__Data segment__
________

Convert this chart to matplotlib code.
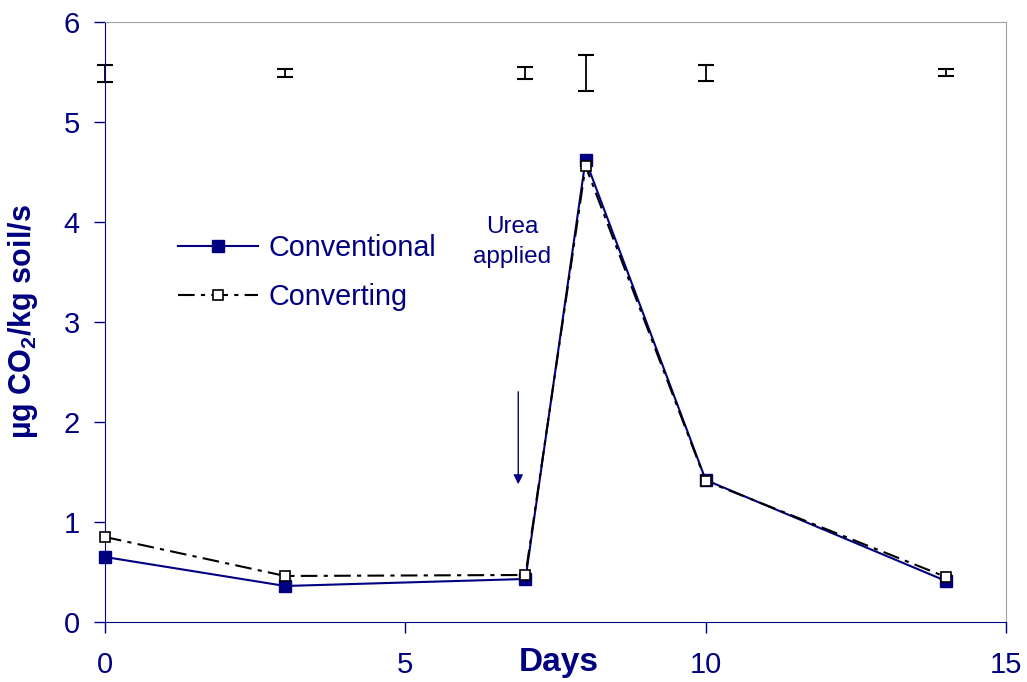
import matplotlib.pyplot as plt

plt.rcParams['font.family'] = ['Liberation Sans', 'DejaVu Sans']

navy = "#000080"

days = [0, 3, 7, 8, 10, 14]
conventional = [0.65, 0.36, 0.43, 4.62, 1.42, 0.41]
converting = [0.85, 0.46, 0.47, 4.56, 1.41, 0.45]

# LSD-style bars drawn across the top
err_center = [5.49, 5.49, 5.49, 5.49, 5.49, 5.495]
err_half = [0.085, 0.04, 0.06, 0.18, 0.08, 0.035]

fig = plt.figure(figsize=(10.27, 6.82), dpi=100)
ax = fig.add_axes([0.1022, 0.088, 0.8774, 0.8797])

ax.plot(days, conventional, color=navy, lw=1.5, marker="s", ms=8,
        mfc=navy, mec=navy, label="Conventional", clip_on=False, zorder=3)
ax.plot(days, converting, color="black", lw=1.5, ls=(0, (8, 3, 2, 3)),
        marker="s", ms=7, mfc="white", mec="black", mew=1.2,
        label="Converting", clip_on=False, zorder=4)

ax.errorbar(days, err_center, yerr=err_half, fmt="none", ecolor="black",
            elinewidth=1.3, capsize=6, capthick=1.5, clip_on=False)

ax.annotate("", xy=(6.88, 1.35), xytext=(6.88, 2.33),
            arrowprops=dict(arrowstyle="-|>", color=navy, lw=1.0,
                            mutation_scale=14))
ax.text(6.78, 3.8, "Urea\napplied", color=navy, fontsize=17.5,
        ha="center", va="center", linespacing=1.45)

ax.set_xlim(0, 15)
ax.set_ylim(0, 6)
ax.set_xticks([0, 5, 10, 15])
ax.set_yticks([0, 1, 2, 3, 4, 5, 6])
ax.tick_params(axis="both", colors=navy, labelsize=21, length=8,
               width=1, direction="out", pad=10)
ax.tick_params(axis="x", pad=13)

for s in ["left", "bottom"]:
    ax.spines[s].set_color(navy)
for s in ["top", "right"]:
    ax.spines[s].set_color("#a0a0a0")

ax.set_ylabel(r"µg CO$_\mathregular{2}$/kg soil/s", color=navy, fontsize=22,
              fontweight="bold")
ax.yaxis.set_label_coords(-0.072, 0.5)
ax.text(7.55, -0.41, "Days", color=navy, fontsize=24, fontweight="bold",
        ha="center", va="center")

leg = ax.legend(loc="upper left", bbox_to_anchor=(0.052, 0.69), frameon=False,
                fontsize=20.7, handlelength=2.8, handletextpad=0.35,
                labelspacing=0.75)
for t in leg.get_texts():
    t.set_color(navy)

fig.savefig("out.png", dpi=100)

________

__Exercise prompt__
Determine the number of lines in the listing that contain the string "matplotlib". Write that number and nothing else.

__Task response__
2